## COLLECTED DATA
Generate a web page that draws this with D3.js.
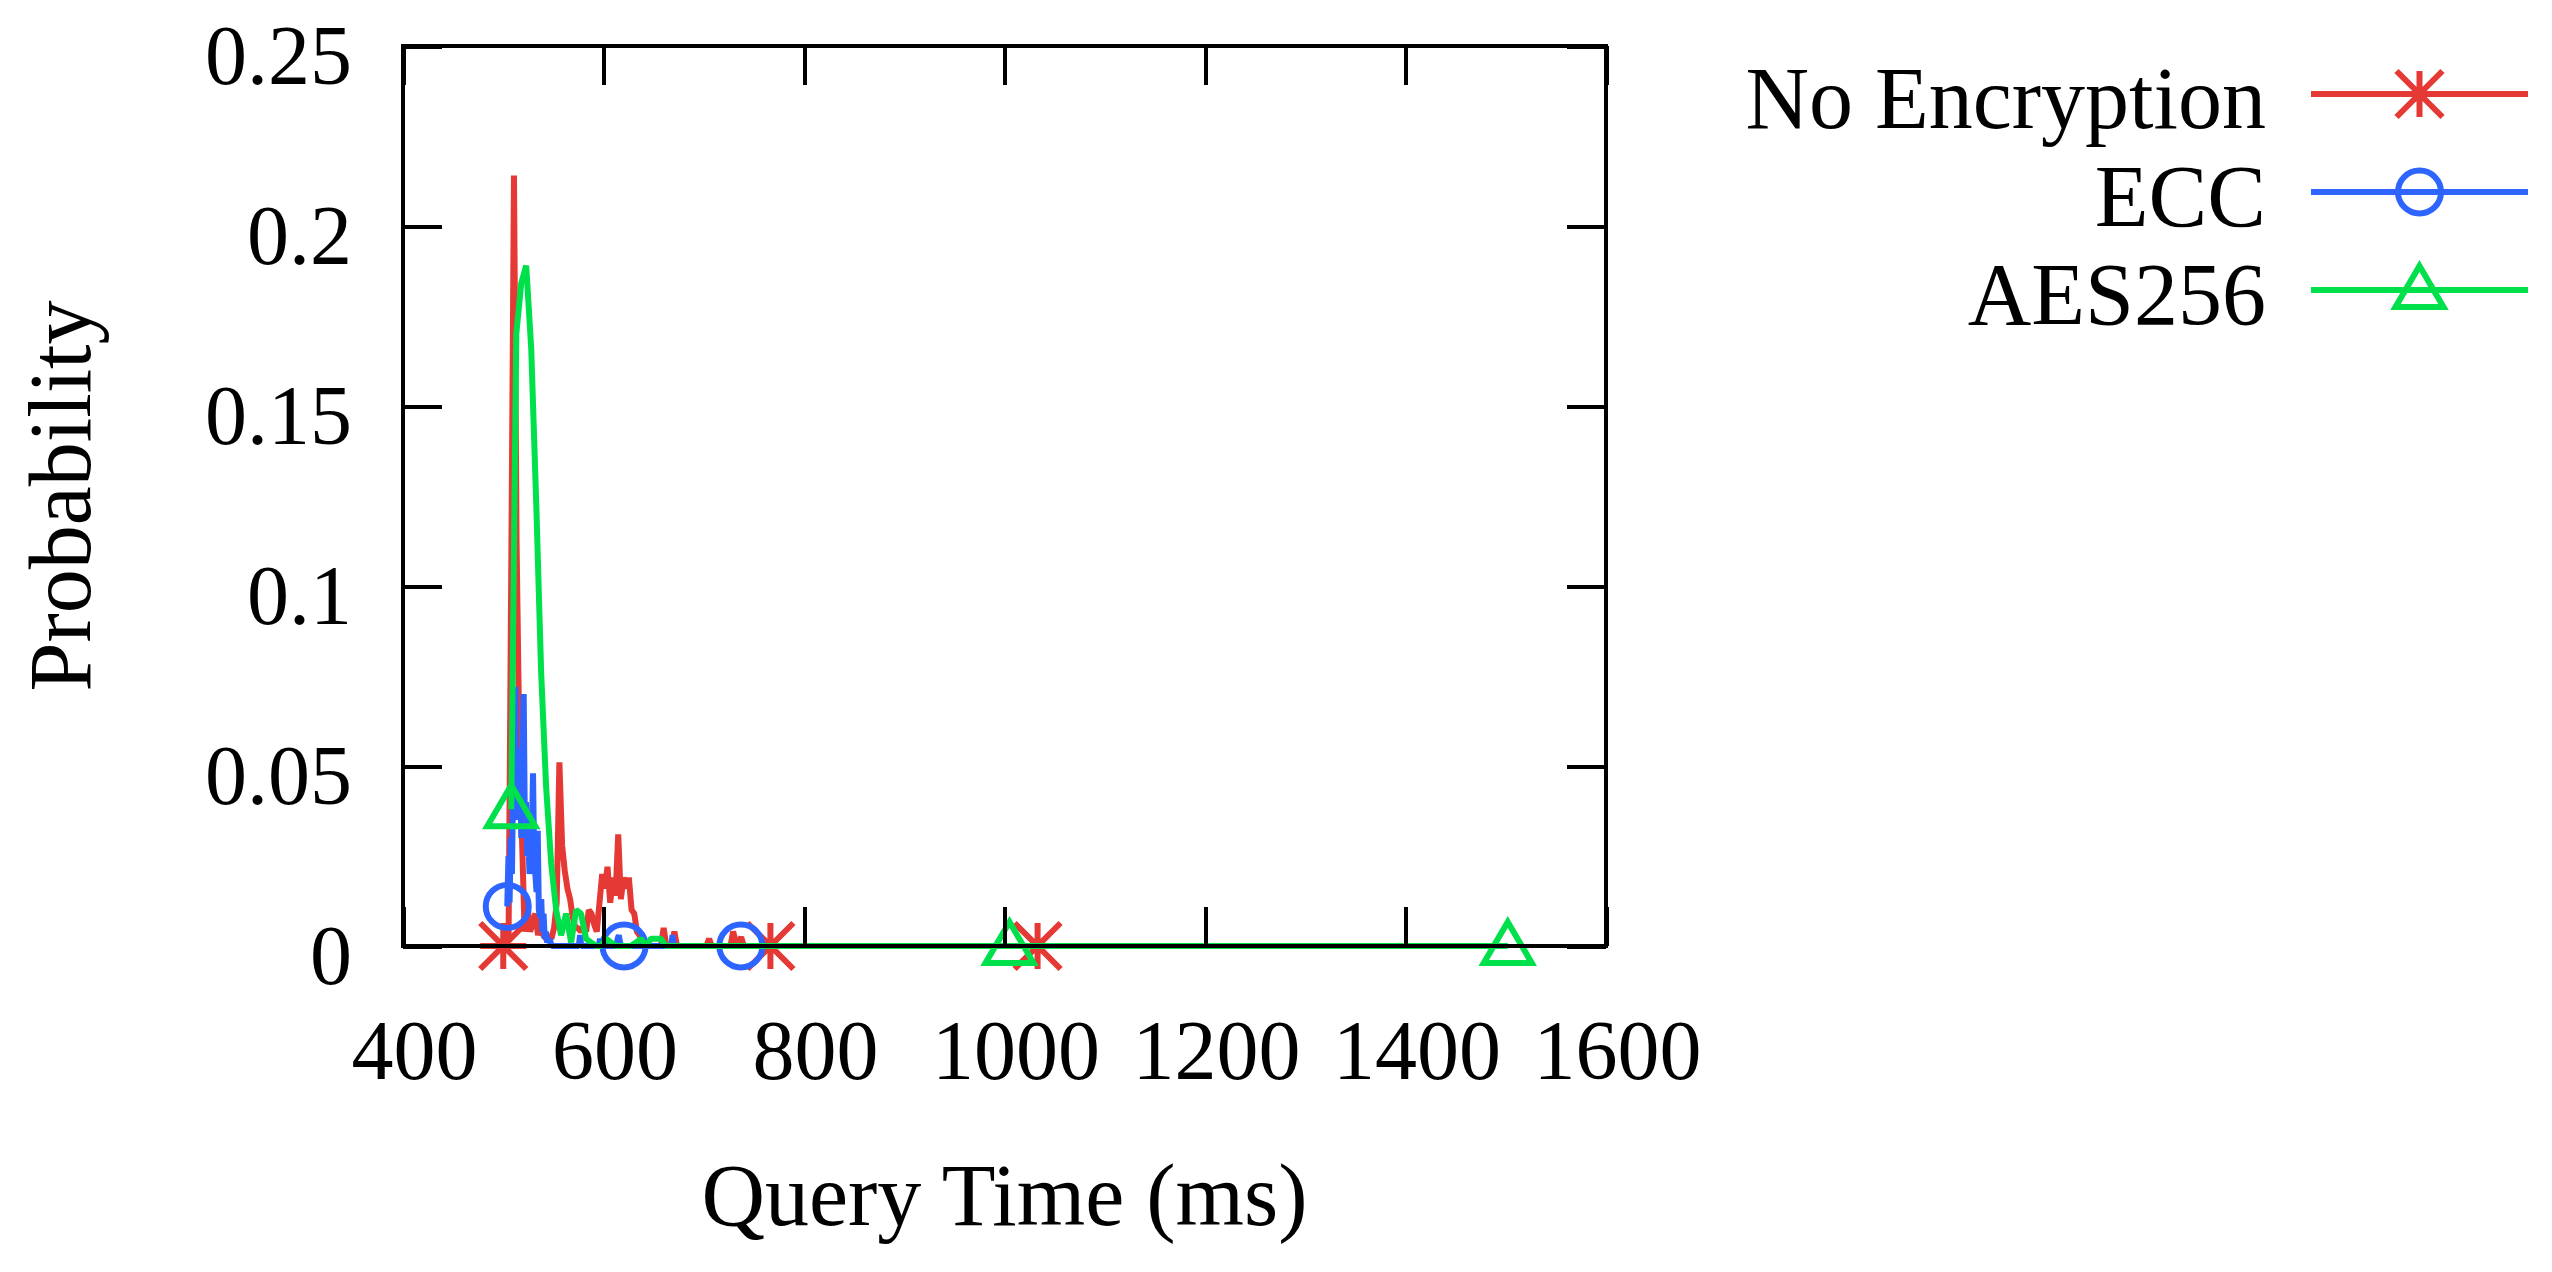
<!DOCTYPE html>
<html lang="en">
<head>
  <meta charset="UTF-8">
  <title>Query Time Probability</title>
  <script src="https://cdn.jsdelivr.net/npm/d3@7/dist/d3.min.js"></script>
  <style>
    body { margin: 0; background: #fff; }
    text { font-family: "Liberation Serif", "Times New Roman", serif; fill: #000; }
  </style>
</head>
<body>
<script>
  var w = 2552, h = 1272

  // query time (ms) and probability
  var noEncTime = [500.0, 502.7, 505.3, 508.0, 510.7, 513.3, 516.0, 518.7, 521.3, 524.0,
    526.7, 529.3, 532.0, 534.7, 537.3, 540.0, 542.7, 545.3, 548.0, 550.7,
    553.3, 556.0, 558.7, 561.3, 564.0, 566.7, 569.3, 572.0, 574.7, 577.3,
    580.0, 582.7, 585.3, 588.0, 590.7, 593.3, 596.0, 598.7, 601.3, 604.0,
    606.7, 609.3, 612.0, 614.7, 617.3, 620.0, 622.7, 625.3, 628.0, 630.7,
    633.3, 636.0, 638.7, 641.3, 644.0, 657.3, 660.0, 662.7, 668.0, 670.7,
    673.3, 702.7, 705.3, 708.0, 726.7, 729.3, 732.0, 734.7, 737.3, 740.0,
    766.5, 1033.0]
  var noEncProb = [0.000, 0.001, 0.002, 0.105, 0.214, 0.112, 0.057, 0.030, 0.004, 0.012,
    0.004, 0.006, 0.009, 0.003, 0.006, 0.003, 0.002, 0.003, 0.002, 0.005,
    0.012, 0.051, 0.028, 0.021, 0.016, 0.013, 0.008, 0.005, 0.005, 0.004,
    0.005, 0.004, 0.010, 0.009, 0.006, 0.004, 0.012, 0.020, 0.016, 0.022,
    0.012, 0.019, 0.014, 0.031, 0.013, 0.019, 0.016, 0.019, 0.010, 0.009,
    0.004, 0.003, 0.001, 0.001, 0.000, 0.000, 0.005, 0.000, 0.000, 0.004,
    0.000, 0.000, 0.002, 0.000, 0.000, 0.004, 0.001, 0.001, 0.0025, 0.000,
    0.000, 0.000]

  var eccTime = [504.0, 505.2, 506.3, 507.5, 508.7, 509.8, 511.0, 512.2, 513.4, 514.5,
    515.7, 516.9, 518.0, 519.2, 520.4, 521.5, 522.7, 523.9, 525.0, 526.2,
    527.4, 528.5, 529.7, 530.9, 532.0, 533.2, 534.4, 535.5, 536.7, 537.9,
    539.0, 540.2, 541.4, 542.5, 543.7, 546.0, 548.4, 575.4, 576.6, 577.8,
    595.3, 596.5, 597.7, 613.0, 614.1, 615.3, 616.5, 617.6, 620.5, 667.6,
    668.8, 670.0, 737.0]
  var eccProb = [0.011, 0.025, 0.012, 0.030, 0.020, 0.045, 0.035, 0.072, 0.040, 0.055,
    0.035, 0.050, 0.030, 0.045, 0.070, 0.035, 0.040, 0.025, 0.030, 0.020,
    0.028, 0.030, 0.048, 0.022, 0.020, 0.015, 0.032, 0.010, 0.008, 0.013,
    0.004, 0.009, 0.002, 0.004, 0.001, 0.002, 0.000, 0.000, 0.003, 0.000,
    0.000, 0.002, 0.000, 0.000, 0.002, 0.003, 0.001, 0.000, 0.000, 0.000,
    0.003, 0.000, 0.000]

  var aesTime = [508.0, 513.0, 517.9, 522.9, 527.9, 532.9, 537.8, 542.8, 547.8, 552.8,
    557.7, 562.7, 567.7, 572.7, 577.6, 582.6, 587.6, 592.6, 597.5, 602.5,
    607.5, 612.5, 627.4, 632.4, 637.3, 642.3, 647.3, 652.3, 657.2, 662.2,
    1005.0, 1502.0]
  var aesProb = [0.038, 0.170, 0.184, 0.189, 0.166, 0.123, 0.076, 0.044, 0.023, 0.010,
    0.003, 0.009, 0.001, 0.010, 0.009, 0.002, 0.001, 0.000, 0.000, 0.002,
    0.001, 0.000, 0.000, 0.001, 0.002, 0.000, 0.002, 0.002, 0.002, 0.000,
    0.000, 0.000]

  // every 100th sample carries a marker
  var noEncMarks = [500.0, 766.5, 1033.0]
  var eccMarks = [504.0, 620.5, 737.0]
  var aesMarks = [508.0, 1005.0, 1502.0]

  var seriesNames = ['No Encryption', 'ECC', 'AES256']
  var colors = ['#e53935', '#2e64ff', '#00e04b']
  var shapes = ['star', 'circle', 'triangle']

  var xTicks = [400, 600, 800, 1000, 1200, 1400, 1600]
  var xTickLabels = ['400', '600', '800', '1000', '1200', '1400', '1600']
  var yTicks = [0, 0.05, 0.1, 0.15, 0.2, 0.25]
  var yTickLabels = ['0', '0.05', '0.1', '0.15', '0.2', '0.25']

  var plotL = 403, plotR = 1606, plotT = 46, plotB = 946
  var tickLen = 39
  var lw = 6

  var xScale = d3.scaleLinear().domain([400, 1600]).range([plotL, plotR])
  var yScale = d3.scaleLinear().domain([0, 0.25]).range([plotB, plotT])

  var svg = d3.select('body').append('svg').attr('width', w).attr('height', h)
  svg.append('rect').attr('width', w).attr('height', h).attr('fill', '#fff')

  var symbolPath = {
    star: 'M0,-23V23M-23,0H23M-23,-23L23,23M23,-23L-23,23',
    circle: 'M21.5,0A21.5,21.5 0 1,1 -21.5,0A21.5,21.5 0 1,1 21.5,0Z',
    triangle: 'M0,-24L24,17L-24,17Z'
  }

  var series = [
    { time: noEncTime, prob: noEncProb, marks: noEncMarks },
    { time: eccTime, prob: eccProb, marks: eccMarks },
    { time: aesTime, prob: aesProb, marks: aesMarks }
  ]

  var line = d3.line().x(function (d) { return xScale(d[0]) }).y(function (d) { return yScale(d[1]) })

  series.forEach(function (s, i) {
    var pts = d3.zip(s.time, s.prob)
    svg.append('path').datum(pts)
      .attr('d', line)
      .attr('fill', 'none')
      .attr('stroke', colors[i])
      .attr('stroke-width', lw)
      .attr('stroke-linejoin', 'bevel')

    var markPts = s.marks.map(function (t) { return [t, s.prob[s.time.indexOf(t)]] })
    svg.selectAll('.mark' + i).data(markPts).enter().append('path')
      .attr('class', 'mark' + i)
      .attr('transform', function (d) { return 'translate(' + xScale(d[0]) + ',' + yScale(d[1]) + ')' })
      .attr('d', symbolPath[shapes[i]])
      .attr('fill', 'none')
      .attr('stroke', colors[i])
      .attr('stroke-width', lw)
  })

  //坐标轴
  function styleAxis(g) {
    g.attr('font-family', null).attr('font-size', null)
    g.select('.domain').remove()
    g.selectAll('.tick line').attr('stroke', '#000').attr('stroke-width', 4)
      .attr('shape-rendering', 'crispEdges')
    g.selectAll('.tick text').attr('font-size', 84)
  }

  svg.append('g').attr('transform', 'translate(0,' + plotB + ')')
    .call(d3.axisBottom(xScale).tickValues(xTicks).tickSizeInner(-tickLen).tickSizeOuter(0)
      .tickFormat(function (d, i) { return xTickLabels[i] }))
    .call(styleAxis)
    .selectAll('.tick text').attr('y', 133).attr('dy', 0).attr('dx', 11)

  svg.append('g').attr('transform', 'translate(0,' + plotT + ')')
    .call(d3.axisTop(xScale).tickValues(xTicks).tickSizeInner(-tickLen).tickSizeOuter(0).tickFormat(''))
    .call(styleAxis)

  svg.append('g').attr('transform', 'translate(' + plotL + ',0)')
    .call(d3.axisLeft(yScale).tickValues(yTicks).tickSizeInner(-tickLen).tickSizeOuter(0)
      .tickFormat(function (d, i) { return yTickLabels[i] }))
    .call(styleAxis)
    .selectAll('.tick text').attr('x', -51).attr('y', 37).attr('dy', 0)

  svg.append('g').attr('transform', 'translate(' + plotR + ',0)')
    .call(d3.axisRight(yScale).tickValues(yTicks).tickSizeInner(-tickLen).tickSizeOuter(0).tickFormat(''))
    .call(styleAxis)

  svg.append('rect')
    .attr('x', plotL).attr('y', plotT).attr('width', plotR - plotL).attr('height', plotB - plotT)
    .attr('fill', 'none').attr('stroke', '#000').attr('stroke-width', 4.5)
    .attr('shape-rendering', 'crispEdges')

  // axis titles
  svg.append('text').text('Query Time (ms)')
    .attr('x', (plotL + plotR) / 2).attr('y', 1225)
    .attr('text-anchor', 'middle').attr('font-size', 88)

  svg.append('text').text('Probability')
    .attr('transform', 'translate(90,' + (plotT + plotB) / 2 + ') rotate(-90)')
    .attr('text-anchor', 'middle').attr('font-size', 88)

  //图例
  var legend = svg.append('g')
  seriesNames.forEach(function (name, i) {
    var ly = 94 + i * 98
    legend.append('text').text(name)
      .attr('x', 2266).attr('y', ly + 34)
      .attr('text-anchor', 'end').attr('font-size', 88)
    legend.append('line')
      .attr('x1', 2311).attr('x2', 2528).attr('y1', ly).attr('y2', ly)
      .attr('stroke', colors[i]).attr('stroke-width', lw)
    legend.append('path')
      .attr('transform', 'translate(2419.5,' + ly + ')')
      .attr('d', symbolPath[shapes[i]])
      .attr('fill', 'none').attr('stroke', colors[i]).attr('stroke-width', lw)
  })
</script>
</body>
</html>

## EXERCISE GOAL
Please quote the lines of the material, beginning with the first and ending with the one that contains "var w = 2552, h = 1272", exactly as written and without any pictures.

## EXPECTED ANSWER
Generate a web page that draws this with D3.js.
<!DOCTYPE html>
<html lang="en">
<head>
  <meta charset="UTF-8">
  <title>Query Time Probability</title>
  <script src="https://cdn.jsdelivr.net/npm/d3@7/dist/d3.min.js"></script>
  <style>
    body { margin: 0; background: #fff; }
    text { font-family: "Liberation Serif", "Times New Roman", serif; fill: #000; }
  </style>
</head>
<body>
<script>
  var w = 2552, h = 1272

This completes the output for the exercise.